Recall that in mid-June, Greek banks were said to have had as much as €32
billion in ELA eligible collateral that served as a buffer going forward. Since
then, the ELA cap has been lifted by around €5 billion, meaning that a generous
estimate (and we say "generous" because according to JPM, Greek banks
ran out of ELA collateral weeks ago) puts the buffer at a little more than €25
billion.
As the haircut rises, that buffer
disappears and once the discount applied to the collateral reaches a certain
level, an implied depositor haircut materializes. Why? Because by simple
balance sheet rules, assets must match liabilities (leaving a token €0.01 for
shareholder equity) and once the haircuts eat through the collateral buffer,
the implied value of Greece's pledged assets (currently at around €125 billion)
will quickly fall below the value of Greek banks' unsecured liabilities which
sit at around (but really under) €120 billion as of the date capital controls
were imposed in Greece over the weekend. These liabilities are better known as "deposits."
At that point, a depositor haircut is
required.
Although the collateral haircuts aren't
public, the face value of pledged collateral is (it can be found on the BoG's
balance sheet) as is the ELA cap, meaning it's possible to estimate the current
haircut and, starting with the assumption that a generous €25 billion buffer
remained as of the ECB's Sunday freeze of the ELA
ceiling at €89 billion, project the implied depositor bail-in for different
collateral haircut assumptions.
Here is the summary sensitivity analysis
indicating what a specific ELA haircut translates to in terms of deposit
haircut.
Another way of showing this dynamic is
presenting the ELA haircut on the X-axis and the corresponding deposit haircut
on the Y-axis once the critical "haircut" threshold of 60% in ELA
haircuts is crossed.
As can be seen raising the haircut to 75%
implies a €33 billion (or 37%) depositor bail-in or "haircut", while
raising the haircut to 90% implies a €67 billion (or 55%) hit.

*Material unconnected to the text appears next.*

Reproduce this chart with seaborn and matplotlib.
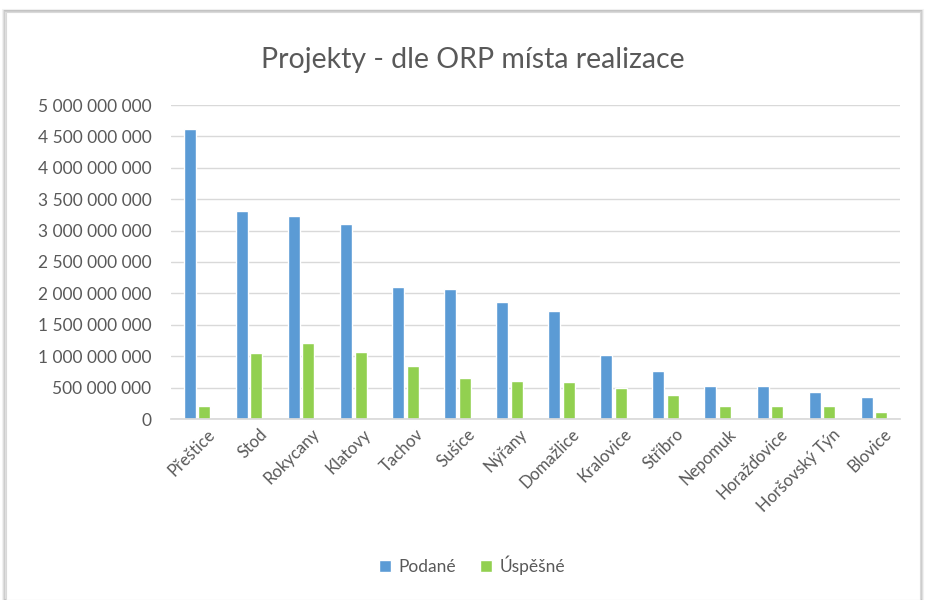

Note that the latter scenario looks quite
familiar to what happened in Cyprus, and indeed that's not at all surprising
because if, as Dijsselbloem himself said, Cyrpus is a "template", then the next
step after capital controls is a depositor bail-in.
And while we wish we could have some good
news for the Greek population, this outcome may have been preordained by none
other than Goldman whose Hugh Pill, who on June 28 suggested the following:
The core constituency of the current Greek
government -- pensioners and public employees -- has enjoyed the first claim on
remaining government cash reserves. Only when those cash reserves are exhausted
will that constituency face the direct implications of the liquidity squeeze
the political impasse between Greece and its creditors has created. And only
then will the alignment of domestic political interests within Greece change to
allow a way forward.
And as Goldman's former employee and current
head of the ECB is about to have his way, the pensioners and public employees
will be the first to suffer - first with capital controls and then with ever
increasing haircuts on their deposits.
In other words, in order for the Troika to
finally achieve its goal of either forcing Tsipras to relent or inflicting
enough pain on Syriza's "core constituency of pensioners and public sector
employees" to compel them to drive the PM from office, after capital
controls come the depositor haircuts, first small, then ever greater until
Greece collectively Cries Uncle and begs Europe to take it back while
presenting Merkel with Tsipras and Varoufakis' heads on a proverbial (and
metaphorical, we hope) silver platter.